Before he headed home for the day, and after talking with the pilot and owner of the Cobra gunship, New Smyrna Beach’s Roger Renzulli, Shawn shared his thoughts on why he made it back and others didn’t, adding that he was “shot up” twice but never crashed a helicopter.
“By the grace of God I’m standing here talking to you all right now, because I shouldn’t be here,” he said.
But like many of the men and women who came out to swap stories as much as they did to see the Wall and the Cobra gunship, Shawn started each day in Vietnam with a prayer: “Lord, help me to do what I’ve been trained to do. If it gets beyond my control, it’s in your hands.”
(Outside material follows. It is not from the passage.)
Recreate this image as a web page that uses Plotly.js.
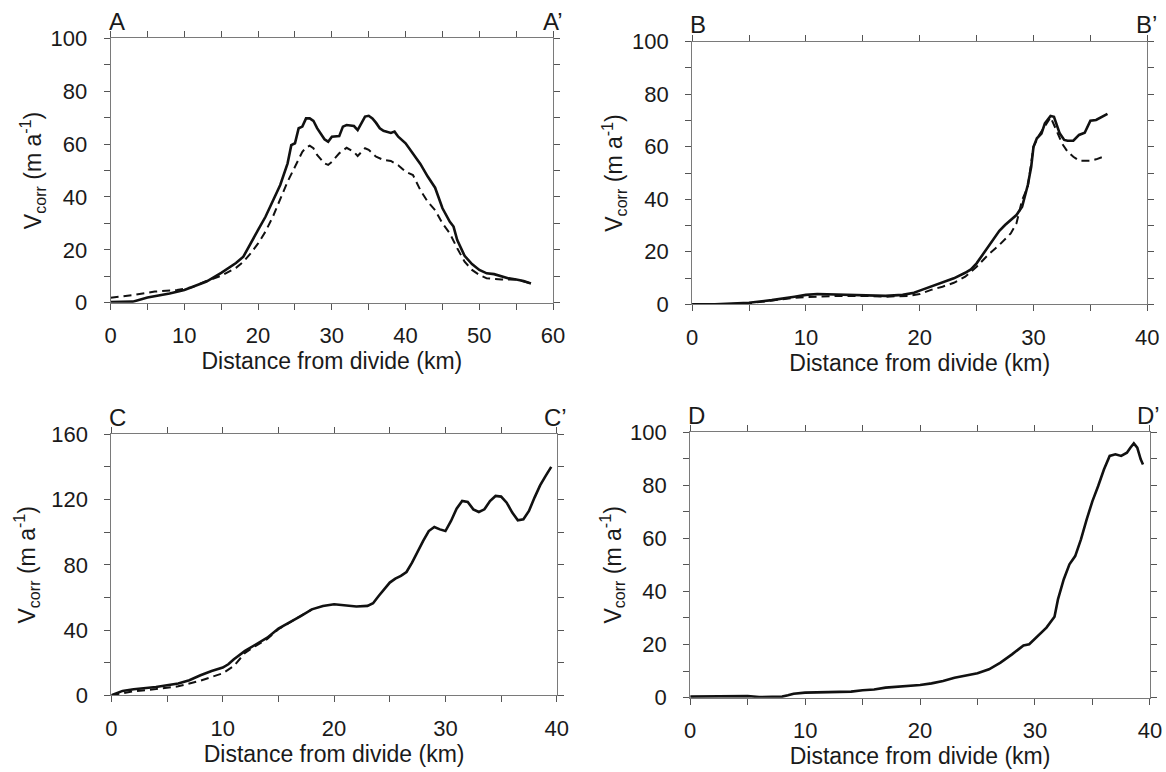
<!DOCTYPE html>
<html>
<head>
<meta charset="utf-8">
<script src="https://cdn.plot.ly/plotly-3.0.1.min.js"></script>
<style>html,body{margin:0;padding:0;background:#fff;}#chart{width:1166px;height:772px;}</style>
</head>
<body>
<div id="chart"></div>
<script>
// ---------- Data ----------
// Panel A
var aSolidX = [0,3,5,8,10,11,13,15,17,18,19,20,21,22,23,24,24.5,25,25.5,26,26.5,27,27.5,28,29,29.5,30,31,31.5,32,33,33.5,34,34.5,35,35.5,36,36.5,37,38,38.5,39,40,41,42,43,44,45,46,46.5,47,48,49,50,51,52,53,54,55,56,57];
var aSolidY = [0.2,0.4,2,3.5,4.8,5.8,8,11.3,15,17.4,22.7,27.5,32.5,38.8,44.5,52.7,59.6,60.3,66,66.6,69.7,69.7,68.8,66,61.8,60.9,62.8,63,66.6,67.2,66.8,65.3,67.8,70.4,70.7,69.7,68,66,65,64.2,64.7,62.8,60.3,56.5,52.5,47.7,43.5,35.7,30.6,28.8,23.7,17.7,14.6,12.4,11.1,10.8,10.1,9.2,8.8,8.2,7.3];
var aDashX = [0,3,6,9,11,13,15,17,18,19,20,21,22,23,24,25,26,26.5,27,27.5,28,29,29.5,30,31,32,33,33.5,34,34.5,35,36,37,38,39,40,41,42,43,44,45,46,47,48,49,50,51,53,55,57];
var aDashY = [1.9,2.9,4.2,4.8,5.8,8.2,10.2,13.2,15.5,18.7,22.4,26.9,32.5,39,45.8,51.4,57.1,58.6,59.4,58.4,55.9,52.7,52.1,53.3,56.5,58.6,57,55.5,57.1,58.4,57.8,55.2,54,53.6,52,49.5,48.3,42.6,38.2,35,30,26.2,20.6,15.5,12.4,10.5,9.2,8.8,8.8,7.3];
// Panel B
var bSolidX = [0,2,5,7,9,10,11,13,15,17,18.5,19.5,20,21,22,23,24,24.5,25,25.5,26,26.5,27,27.5,28,28.5,29,29.5,29.8,30,30.3,30.7,31,31.5,31.8,32,32.3,32.7,33,33.5,34,34.5,35,35.5,36,36.5];
var bSolidY = [0,0,0.6,1.6,2.9,3.6,3.9,3.7,3.6,3.2,3.6,4.4,5.2,6.7,8.2,9.9,12,13.3,15.6,18.8,22,25.1,28,30.2,32.1,34,37.2,45.4,52.4,60,63.2,65,68.9,71.7,71.4,68.9,65.1,62.6,62.3,62.3,64.5,65.3,69.9,70.2,71.4,72.5];
var bDashX = [0,1,3,5,7,9,11,13,15,17,19,20,21,22,23,24,25,26,27,28,28.5,29,29.5,30,30.5,31,31.5,32,32.5,33,33.5,34,35,35.5,36];
var bDashY = [0,-0.6,0,0.4,1.4,2.5,2.9,3.2,3.2,2.9,3.2,3.9,5.5,6.7,8.2,10.5,14.3,18.8,22.6,27,30.8,39.7,44.8,60,64.5,67.9,71.2,66.4,61.3,58.1,56.2,54.7,54.7,55.2,56];
// Panel C
var cSolidX = [0,1,2,4,6,7,8,9,10,10.5,11,12,13,14,15,16,17,18,19,20,21,22,23,23.5,24,25,25.5,26,26.5,27,28,28.5,29,29.5,30,30.5,31,31.5,32,32.5,33,33.5,34,34.5,35,35.5,36,36.5,37,37.5,38,38.5,39,39.5];
var cSolidY = [0,2.7,3.7,5.1,7.2,9.2,12.3,14.9,17,19,22.1,27.2,31.3,35.3,40.9,44.5,48.6,52.7,54.8,55.8,55.2,54.4,54.8,56.4,60.9,69.1,71.5,73.2,75.6,81.3,94.6,100.7,103.2,101.7,100.7,106.9,114.4,119.1,118.5,114,112.4,114,119.1,122.2,121.8,118.1,112,107.3,107.9,113,121.2,128.7,134.5,140];
var cDashX = [0,2,4,6,8,10,11,12,13,14,15,16,17,18];
var cDashY = [0,2.5,3.8,5.5,9,13.5,18,26,30.5,34.5,40.5,44.5,48.6,52.7];
// Panel D
var dSolidX = [0,2,5,6,8,8.5,9,10,12,14,15,16,17,18,19,20,21,22,23,24,25,26,27,28,29,29.5,30,31,31.7,32,32.5,33,33.5,34,34.5,35,35.5,36,36.5,37,37.5,38,38.3,38.6,38.9,39.2,39.4];
var dSolidY = [0.4,0.4,0.6,0.25,0.4,0.9,1.5,1.9,2.1,2.3,2.8,3.1,3.8,4.1,4.6,4.8,5.4,6.3,7.5,8.4,9.2,10.7,13.2,16.3,19.7,20.1,22.2,26.4,30.5,37,44.5,50.2,53.3,59.6,67.1,74,79.7,85.9,91,91.6,91,92.2,94.1,95.7,94.1,89.7,87.8];

var panelLetters = [["A","A\u2019"],["B","B\u2019"],["C","C\u2019"],["D","D\u2019"]];
var xTitle = "Distance from divide (km)";
var yTitle = "V<sub>corr</sub> (m a<sup>-1</sup>)";

// ---------- Layout helpers (pixel boxes) ----------
var W = 1166, H = 772;
var boxes = [
  {l:110.6, r:553.1, t:38.3, b:302.7, xr:[0,60], yr:[0,100], ydt:20, ym:10, ys:2},
  {l:692.1, r:1147.3, t:41.7, b:304.3, xr:[0,40], yr:[0,100], ydt:20, ym:10, ys:2},
  {l:111.4, r:556.8, t:434.3, b:695.3, xr:[0,40], yr:[0,160], ydt:40, ym:20, ys:9},
  {l:690.2, r:1149.9, t:432, b:697.7, xr:[0,40], yr:[0,100], ydt:20, ym:10, ys:2}
];
var FONT = "Liberation Sans, Arial, Helvetica, sans-serif";
var TXT = "#1a1a1a";

function axisBase(extra){
  var o = {
    showline:true, linecolor:"#7a7a7a", linewidth:1, mirror:"ticks",
    ticks:"outside", ticklen:6, tickwidth:1, tickcolor:"#555",
    showgrid:false, zeroline:false, fixedrange:true,
    tickfont:{family:FONT, size:22, color:TXT}
  };
  for (var k in extra) o[k] = extra[k];
  return o;
}

var layout = {
  width:W, height:H, margin:{l:0,r:0,t:0,b:0},
  paper_bgcolor:"#fff", plot_bgcolor:"#fff", showlegend:false,
  font:{family:FONT, color:TXT},
  annotations:[]
};

boxes.forEach(function(bx, i){
  var n = i === 0 ? "" : String(i+1);
  layout["xaxis"+n] = axisBase({
    domain:[bx.l/W, bx.r/W], range:bx.xr, anchor:"y"+n,
    dtick:10, tick0:0, ticklabelstandoff:7,
    minor:{dtick:5, ticks:"outside", ticklen:6, tickcolor:"#555", showgrid:false},
    title:{text:xTitle, standoff:4, font:{family:FONT, size:23, color:TXT}}
  });
  layout["yaxis"+n] = axisBase({
    domain:[1-bx.b/H, 1-bx.t/H], range:bx.yr, anchor:"x"+n,
    dtick:bx.ydt, tick0:0, ticklabelstandoff:12,
    minor:{dtick:bx.ym, ticks:"outside", ticklen:6, tickcolor:"#555", showgrid:false},
    title:{text:yTitle, standoff:bx.ys, font:{family:FONT, size:23, color:TXT}}
  });
  layout.annotations.push({
    text:panelLetters[i][0], xref:"paper", yref:"paper", showarrow:false,
    x:(bx.l-4)/W, y:1-(bx.t-17)/H, xanchor:"left", yanchor:"middle",
    font:{family:FONT, size:24, color:TXT}
  });
  layout.annotations.push({
    text:panelLetters[i][1], xref:"paper", yref:"paper", showarrow:false,
    x:Math.min(bx.r+12, W)/W, y:1-(bx.t-17)/H, xanchor:"right", yanchor:"middle",
    font:{family:FONT, size:24, color:TXT}
  });
});

function solid(x,y,n){ return {x:x,y:y,xaxis:"x"+n,yaxis:"y"+n,mode:"lines",line:{color:"#111",width:2.6},hoverinfo:"skip"}; }
function dashed(x,y,n){ return {x:x,y:y,xaxis:"x"+n,yaxis:"y"+n,mode:"lines",line:{color:"#111",width:2,dash:"8px,5px"},hoverinfo:"skip"}; }

var data = [
  dashed(aDashX,aDashY,""), solid(aSolidX,aSolidY,""),
  dashed(bDashX,bDashY,"2"), solid(bSolidX,bSolidY,"2"),
  dashed(cDashX,cDashY,"3"), solid(cSolidX,cSolidY,"3"),
  solid(dSolidX,dSolidY,"4")
];

Plotly.newPlot("chart", data, layout, {staticPlot:true, displayModeBar:false});
</script>
</body>
</html>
As we said earlier, we salute the Band of Brothers – one of the finest groups of veterans you’ll ever encounter – and the Town of Lady Lake for hosting a memorial that we believe every American should see. Like many families, we have relatives who served in Vietnam. And we appreciate the fact that so many people came together and worked so hard to bring the Traveling Memorial Wall here so that those who can’t make it to Washington, D.C., can experience it and understand the magnitude of the loss this country suffered in the name of protecting the freedoms we all hold so dearly.